The Hippodrome weekly statements show receipts from performances (and from other income-producing activities, such as the sale of programs, candy, and cigars, the cloakroom, and the tearoom) and operating expenses. Statements from Hippodrome road shows, showing additional expenses for railroad fares, loading, extra musicians, and other travel requirements are included among these. These are in chronological order, but they are incomplete, and there is a large gap from 1912-1915.
A few similar statements, 1907-1931, from miscellaneous non-Hippodrome performances, particularly the Ripples Company, 1930, are also included.
Correspondence, circulars, memoranda, meeting notices, minutes, tickets, invitations, programs, legal and financial documents, reports, publications, lists of members, membership applications, death announcements, and Burnside's membership cards and club bills, date from the 1890s-1940s with the bulk from the 1920s. These come from the many theatrical clubs and organizations, mostly in New York City, to which Burnside belonged, or with which he dealt. Approximately one third of this material comes from the New York City theatrical club The Lambs, to which Burnside belonged from 1898 until his death. Lambs records reflect Burnside's activities as an official, committee member, and organizer of some of the club's “gambols.” The Friars (with letters signed by George M. Cohan as “Abbot”), Green Room, and Lotus clubs are also well represented. Other organizations include: Actors' Equity Association; Actors Fund of America; American Society of Composers, Authors, and Publishers (ASCAP); Catholic Actors' Guild; Huckleberry Indians; the Masquers (Hollywood); the Players; the Sixty Club; Society of American Dramatists and Composers; St. Cecile Lodge No. 568, a Masonic lodge; the Strollers; United Managers' Protective Association; White Rats Actors' Union of America; and miscellaneous groups.
Some non-theatrical organizations, mostly athletic or social clubs, including the New York Athletic Association, the City Club of New York, and some Ridgewood organizations are also included.

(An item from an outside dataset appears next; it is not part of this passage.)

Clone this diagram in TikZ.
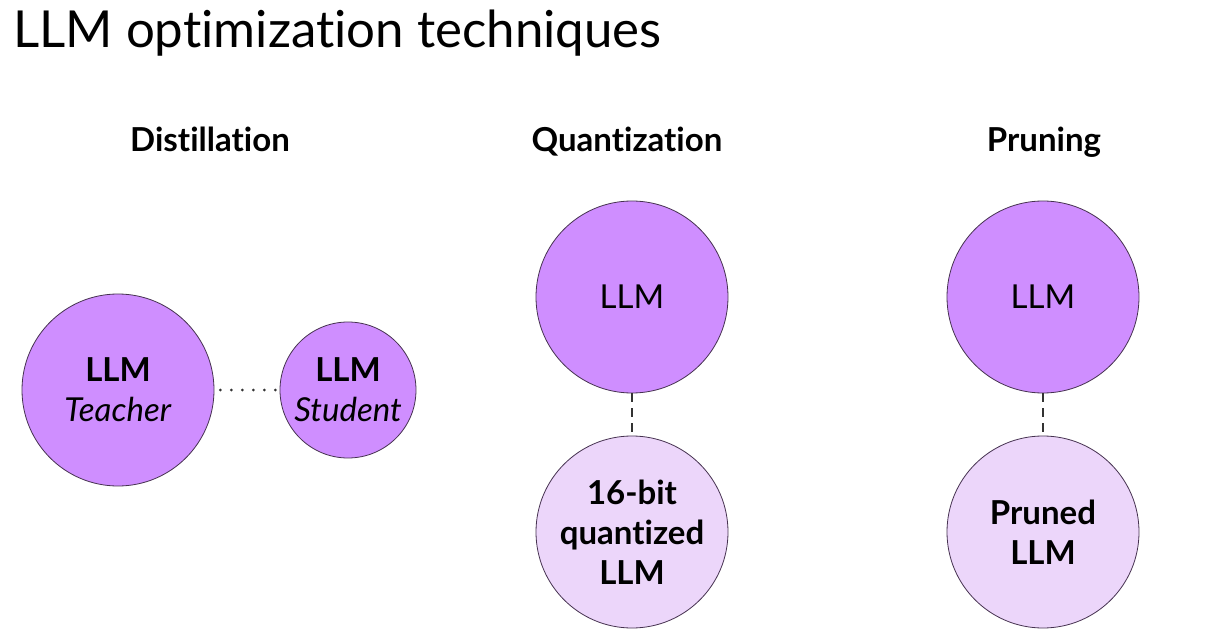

Of note are two very long good luck telegrams (False Faces, 1927 and China Rose, 1925)sent to Burnside by The Lambs and signed by many members. These, and some other oversized club records, are in box 119.
Included are 27 appointment books, 1897-1948; a few rough memorandum books; a few address books and fragments of address books; stenographic notebooks containing notes for letters and manuscripts; and clippings, ca. 1900s-1940s of articles mostly about Burnside and his work, and jokes and cartoons (some with annotations) that he was probably gathering as ideas for shows. Also, photographs of Burnside and members of his family; postcards showing his house in Ridgewood; publicity photographs of acts (similar to those accompanying letters in the correspondence series); and three contact prints showing the stage set for Miss Millions and an unidentified production. Miscellaneous printed material includes programs; business cards (Burnside's and others'); advertising material; and performers' brochures. Of note are two souvenir books from the Hippodrome, 1912-1912 and undated, and one issue, 1917, of the Hippodrome Ushers' Gazette.
Also included are typescript newspaper and radio interviews, press releases, and announcements, ca. 1920s-1940s, largely concerning Burnside and the Hippodrome, and some school papers belonging to Burnside's daughters.